– Не знаю, – сказал он, – мы подходим друг другу. Ты – Швейцария, я тоже.
Так и было. Поэтому я не стала спорить.
Видимо, я не заметила, как мы перестали подходить друг другу, как он перерос меня. Как неотесанный старшеклассник наконец обнаружил, что, придя на выпускной, заставит королев выпускного бала кусать с досады локти.
Но что такое досада?
Я думаю, она включает в себя многое. Но по большей части она – начало склизкой тоски, с которой смотришь в прошлое и спрашиваешь себя, почему не знал ответов на вопросы, когда они были так очевидны.
Теодор сидит у меня в номере, на стуле с подлокотником, а я неуклюже перебираюсь в кровать, на ходу потуже завязывая полотенце, чтобы не вывалилась грудь. Он аккуратно ставит тарелку с вафлями передо мной на подушку и возвращается на свое место – безопасное расстояние, с которого мне ничего не угрожает. Я знаю – он делает это не намеренно; такова вторая натура Тео. Вот что он делает: угадывает ваши инстинкты и действует согласно им раньше, чем вы сами их осознаете.
– Я в любой момент могу уйти, – заявляет он, устроившись поудобнее. Я смеюсь.
– Какое же ты трепло!
Он тоже смеется, потому что это не так, но порой бывает именно так. Потом говорит:
– Я просто хотел увидеть тебя, поговорить с тобой. Но не хотел причинять тебе неудобств.

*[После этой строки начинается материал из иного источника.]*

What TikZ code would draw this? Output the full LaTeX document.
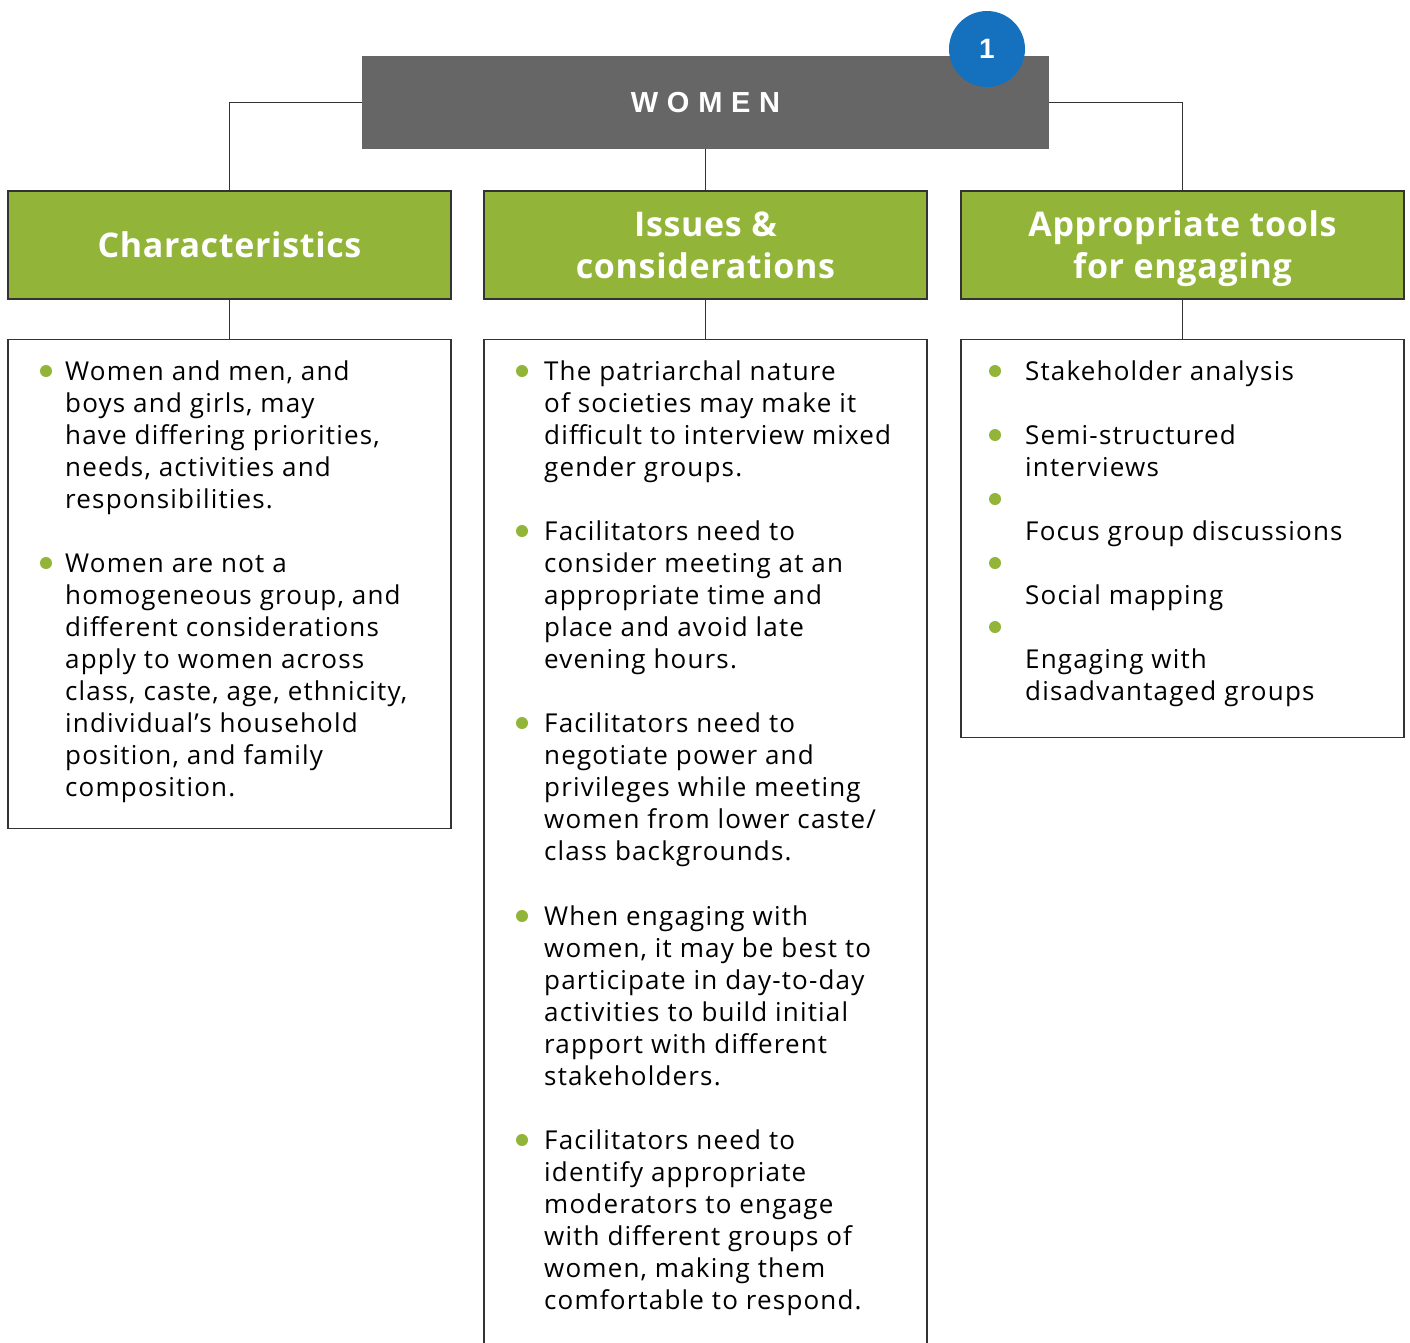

Я беру вафлю и откусываю, тяну время, разглядываю его – сильно ли он изменился за эти восемь лет? Вообще-то не очень. Он по-прежнему по- мальчишески красив, по-прежнему носит очки в черной оправе, придающие ему очарование, по-прежнему худой, но достаточно сильный для велопробега на двадцать миль. Он стал увереннее, хотя уверенность всегда была ему присуща; он легко идет с ней по жизни, словно знает ответы на все вопросы. Довольно часто и в самом деле знает. Откинув темно-русые волосы со лба, он поправляет очки, и я ощущаю знакомое чувство, близкое чувство, подобное тому, что я ощущала, когда мне было двадцать один год и я влюбилась в него.
Стараясь не думать об этом, я говорю:
– Просто у меня сейчас много всего происходит, вот и все.
– Вот и все?
Некоторое время молча жую.
– Ну хорошо, не все.
– Ты же получила мое сообщение? На «Фейсбуке»?
– Ты знал, что жена Марка Цукерберга заставила его подписать контракт, прежде чем они начали жить вместе? – Я беру маленькую бутылочку сиропа и пытаюсь открыть.
– Я знал, – говорит Теодор.
– Ты знал?
Он забирает бутылочку, открывает и возвращает мне. Я окунаю край вафли в сироп.
– А мой муж не разрешает мне даже навещать его в Пало-Альто, не говоря уже о контрактах.
– Ванесса мне все рассказала, – говорит он. – Сочувствую.
Я перестаю жевать и смотрю на него. Мысли Тео всегда было нелегко прочесть, по большей части потому, что он был мастером говорить людям те слова, которые они хотят услышать, – даже если они сами не осознавали, что хотят услышать именно их.
– Я тебе честно скажу, – говорит он, и я чувствую, как горят мои уши. – Не буду лицемерить. Он сделал гадость. Это не брак, это не в богатстве и в бедности, не в болезни и здравии.
Я пожимаю плечами.
– Не надо. Не пожимай плечами. Так и есть. Очень подло, эгоистично вот так взять и уехать.
(Недостатки Шона, 5. Оказывается, он настоящий засранец!)
Потом Тео добавляет, уже мягче:
– Вот почему я решил разорвать помолвку. Я не знал, смогу ли вечно быть с ней. То есть сначала думал, что смогу. А потом – болезнь, и все изменилось. Я не хотел нарушать данные ей обещания.
– Мне так жаль, что тебе пришлось пережить эту болезнь, – я глажу его коленку. – Я по крайней мере могла бы написать, что сочувствую.
Он кусает губу.
– Я хотел поговорить с тобой, хотел, чтобы ты мне помогла.
– Вряд ли я помогла бы, – говорю я, убираю руку в безопасное место.
– Почему ты говоришь такие вещи? Зачем?